Seydou habitait à Tripoli depuis septembre 2008. Avant d’arriver en Libye, il a été en Mauritanie. Revenu à Bamako, il s’est rendu à la frontière algérienne. « À Borsou, tu reçois un visa de 3 mois ; tu traverses le Hoggar, le Tassili et arrivé à la frontière libyenne tu marches pendant 8 heures pour arriver à Gadamès, la première ville libyenne. Là, il y a plusieurs foyers maliens. » À Tripoli, Seydou a rendez-vous devant l’ambassade du Mali, avec un ami d’enfance. Il travaillera pendant plusieurs mois à la mairie, comme ouvrier d’entretien, avant d’être expulsé.
Lorsqu’on en est à demander au photographe des photos souvenir, on a fait un bon bout de chemin. Au troisième jour à Bamako, après un passage chez le coiffeur pour un rasage radical, on sort pour se promener, et on commence déjà à penser à la suite. Il faut donc immortaliser le moment.
Originaires de la région de Tombouctou, ils viennent de recevoir l’argent qui va leur servir à prendre le car pour rentrer chez eux. L’AME a fait un travail remarquable pendant les 4 jours. Le quatrième jour, il n’est pas rare de voir les expulsés en train de rire. Pour certains, l’expérience migratoire s’arrêtera à tout jamais. Et souvent, ce sont les petits frères qui reprennent le flambeau.

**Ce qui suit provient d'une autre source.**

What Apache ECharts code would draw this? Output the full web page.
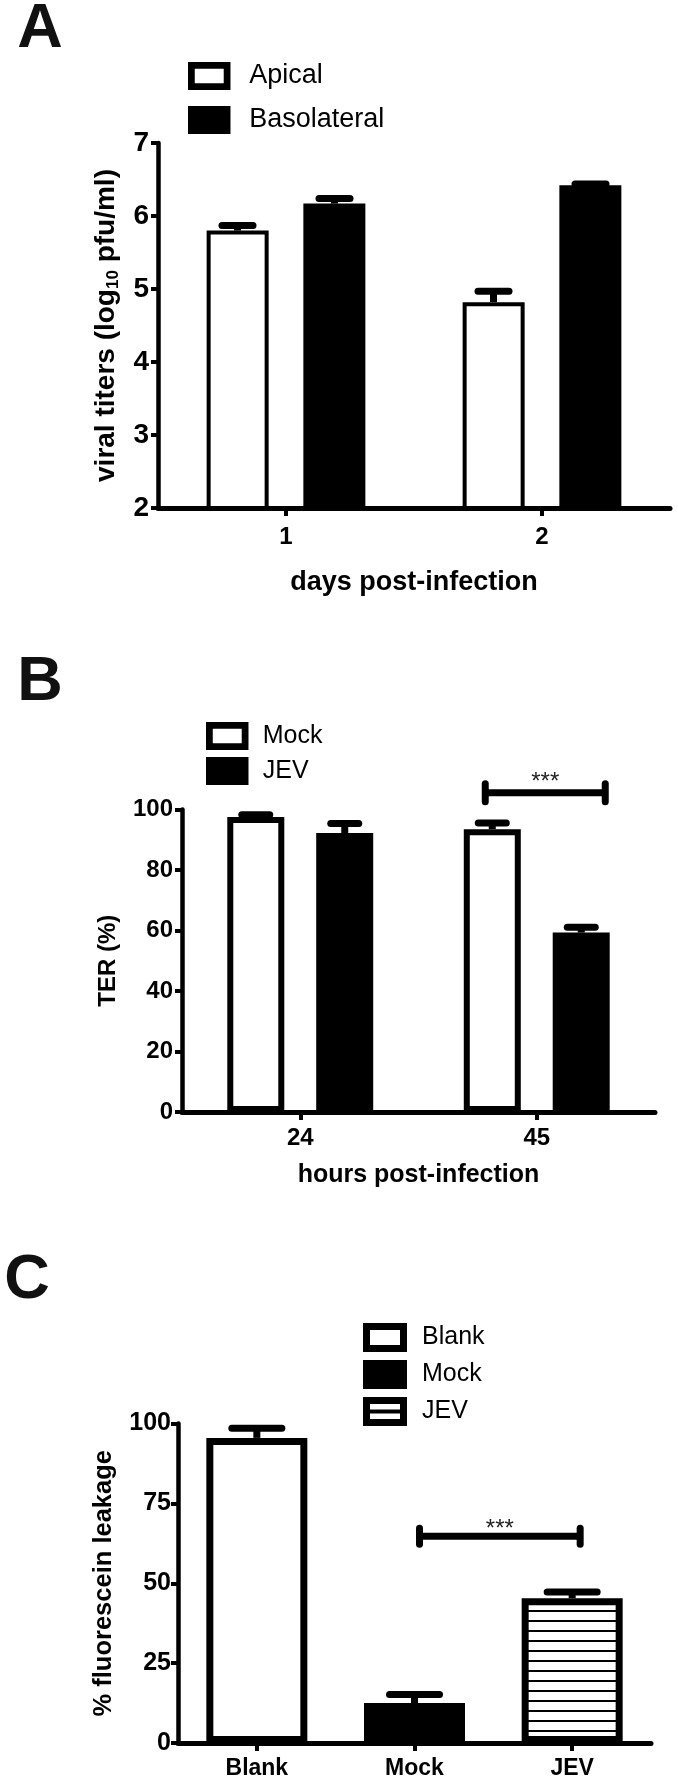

J’ai eu un entretien de plus d’une heure avec Ali, l’homme de gauche. Son français n’était pas très bon, mais c’est surtout sa tension qui m’a empêché de faire une quelconque photo acceptable, voire de retranscrire son témoignage. Il avait juste besoin d’être écouté. Lui, comme les autres hommes d’âge plus mur, a passé plusieurs années en Libye. Le lendemain il vient me voir : « Tu veux bien venir avec moi chez mon frère ? Il ne veut pas croire que j’étais dans le charter. Il pense que je suis revenu avec beaucoup d’argent, que je l’ai caché, et que le charter c’est un mensonge. Toi, tu es blanc, il va te croire. » J’accompagne Ali chez son frère, je témoigne. On conclut par une photo des deux frères. Réconciliés ?
À la fin de la semaine, je pars avec Seydou à Sikasso, à 300 km au sud de Bamako, non loin de la frontière du Burkina Faso. Seydou y retrouve son frère, propriétaire d’un garage de réparation de pneus, non loin de la douane. Après la prière, Seydou, en compagnie de son frère et de deux amis, raconte son périple. Il est jeune, son frère possède une petite entreprise ; avec un peu de volonté et de chance, il pourra s’en sortir.